***** Recorded information *****
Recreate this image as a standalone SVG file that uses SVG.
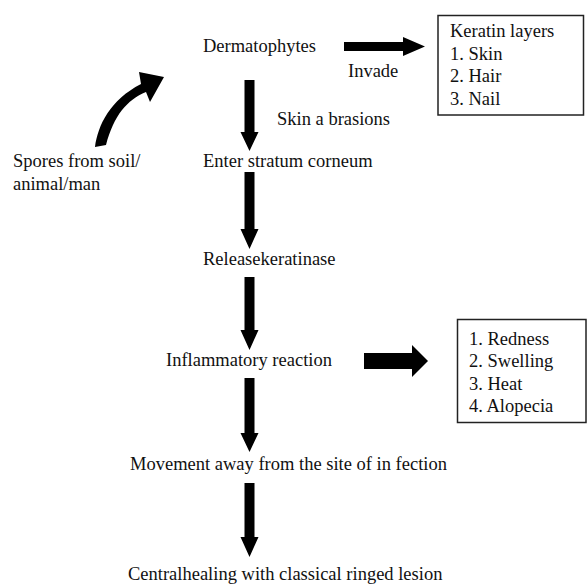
<svg xmlns="http://www.w3.org/2000/svg" width="587" height="588" viewBox="0 0 587 588">
<style>
.t{font-family:'Liberation Serif','DejaVu Serif',serif;font-size:18.5px;fill:#111}
.box{fill:#fff;stroke:#222;stroke-width:1.5}
.arr{fill:#000}
</style>
<rect width="587" height="588" fill="#fff"/>
<g id="connectors">
<path class="arr" d="M95,147 C98,125 110,100 141,84 L139,72 L164,77 L150,102 L146,92 C127,100 114,115 106,145 Z"/>
<polygon class="arr" points="344,42 403,42 403,37 425,46.5 403,56 403,51 344,51"/>
<polygon class="arr" points="364,353 412,353 412,345 428,361 412,377 412,369 364,369"/>
<polygon class="arr" points="244.5,80 254.5,80 254.5,132 258.5,132 249.5,151 240.5,132 244.5,132"/>
<polygon class="arr" points="244.5,172 254.5,172 254.5,229 258.5,229 249.5,249 240.5,229 244.5,229"/>
<polygon class="arr" points="244.5,277 254.5,277 254.5,330 258.5,330 249.5,350 240.5,330 244.5,330"/>
<polygon class="arr" points="244.5,378 254.5,378 254.5,433 258.5,433 249.5,452 240.5,433 244.5,433"/>
<polygon class="arr" points="244.5,483 254.5,483 254.5,537 258.5,537 249.5,557 240.5,537 244.5,537"/>
<text class="t" font-family="Liberation Serif, serif" x="348" y="77">Invade</text>
<text class="t" font-family="Liberation Serif, serif" x="277" y="125">Skin a brasions</text>
</g>
<g id="spores" class="t" font-family="Liberation Serif, serif"><text x="13" y="167">Spores from soil/</text><text x="13" y="190">animal/man</text></g>
<g id="dermatophytes" class="t" font-family="Liberation Serif, serif"><text x="203" y="52">Dermatophytes</text></g>
<g id="keratin">
<rect class="box" x="438" y="15.5" width="145.5" height="99.5"/>
<g class="t" font-family="Liberation Serif, serif">
<text x="450" y="37">Keratin layers</text>
<text x="450" y="59.5">1. Skin</text>
<text x="450" y="82">2. Hair</text>
<text x="450" y="104.5">3. Nail</text>
</g>
</g>
<g id="enter" class="t" font-family="Liberation Serif, serif"><text x="203" y="167">Enter stratum corneum</text></g>
<g id="release" class="t" font-family="Liberation Serif, serif"><text x="203" y="265">Releasekeratinase</text></g>
<g id="inflammatory" class="t" font-family="Liberation Serif, serif"><text x="166" y="366">Inflammatory reaction</text></g>
<g id="symptoms">
<rect class="box" x="457.5" y="319.5" width="128.5" height="103"/>
<g class="t" font-family="Liberation Serif, serif">
<text x="469" y="345">1. Redness</text>
<text x="469" y="367">2. Swelling</text>
<text x="469" y="389.5">3. Heat</text>
<text x="469" y="412">4. Alopecia</text>
</g>
</g>
<g id="movement" class="t" font-family="Liberation Serif, serif"><text x="130" y="470">Movement away from the site of in fection</text></g>
<g id="central" class="t" font-family="Liberation Serif, serif"><text x="128" y="580">Centralhealing with classical ringed lesion</text></g>
</svg>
*****
- **Required work**: Reproduce all of the material exactly, apart from the pictures.

- **Reply to the exercise**:
Recreate this image as a standalone SVG file that uses SVG.
<svg xmlns="http://www.w3.org/2000/svg" width="587" height="588" viewBox="0 0 587 588">
<style>
.t{font-family:'Liberation Serif','DejaVu Serif',serif;font-size:18.5px;fill:#111}
.box{fill:#fff;stroke:#222;stroke-width:1.5}
.arr{fill:#000}
</style>
<rect width="587" height="588" fill="#fff"/>
<g id="connectors">
<path class="arr" d="M95,147 C98,125 110,100 141,84 L139,72 L164,77 L150,102 L146,92 C127,100 114,115 106,145 Z"/>
<polygon class="arr" points="344,42 403,42 403,37 425,46.5 403,56 403,51 344,51"/>
<polygon class="arr" points="364,353 412,353 412,345 428,361 412,377 412,369 364,369"/>
<polygon class="arr" points="244.5,80 254.5,80 254.5,132 258.5,132 249.5,151 240.5,132 244.5,132"/>
<polygon class="arr" points="244.5,172 254.5,172 254.5,229 258.5,229 249.5,249 240.5,229 244.5,229"/>
<polygon class="arr" points="244.5,277 254.5,277 254.5,330 258.5,330 249.5,350 240.5,330 244.5,330"/>
<polygon class="arr" points="244.5,378 254.5,378 254.5,433 258.5,433 249.5,452 240.5,433 244.5,433"/>
<polygon class="arr" points="244.5,483 254.5,483 254.5,537 258.5,537 249.5,557 240.5,537 244.5,537"/>
<text class="t" font-family="Liberation Serif, serif" x="348" y="77">Invade</text>
<text class="t" font-family="Liberation Serif, serif" x="277" y="125">Skin a brasions</text>
</g>
<g id="spores" class="t" font-family="Liberation Serif, serif"><text x="13" y="167">Spores from soil/</text><text x="13" y="190">animal/man</text></g>
<g id="dermatophytes" class="t" font-family="Liberation Serif, serif"><text x="203" y="52">Dermatophytes</text></g>
<g id="keratin">
<rect class="box" x="438" y="15.5" width="145.5" height="99.5"/>
<g class="t" font-family="Liberation Serif, serif">
<text x="450" y="37">Keratin layers</text>
<text x="450" y="59.5">1. Skin</text>
<text x="450" y="82">2. Hair</text>
<text x="450" y="104.5">3. Nail</text>
</g>
</g>
<g id="enter" class="t" font-family="Liberation Serif, serif"><text x="203" y="167">Enter stratum corneum</text></g>
<g id="release" class="t" font-family="Liberation Serif, serif"><text x="203" y="265">Releasekeratinase</text></g>
<g id="inflammatory" class="t" font-family="Liberation Serif, serif"><text x="166" y="366">Inflammatory reaction</text></g>
<g id="symptoms">
<rect class="box" x="457.5" y="319.5" width="128.5" height="103"/>
<g class="t" font-family="Liberation Serif, serif">
<text x="469" y="345">1. Redness</text>
<text x="469" y="367">2. Swelling</text>
<text x="469" y="389.5">3. Heat</text>
<text x="469" y="412">4. Alopecia</text>
</g>
</g>
<g id="movement" class="t" font-family="Liberation Serif, serif"><text x="130" y="470">Movement away from the site of in fection</text></g>
<g id="central" class="t" font-family="Liberation Serif, serif"><text x="128" y="580">Centralhealing with classical ringed lesion</text></g>
</svg>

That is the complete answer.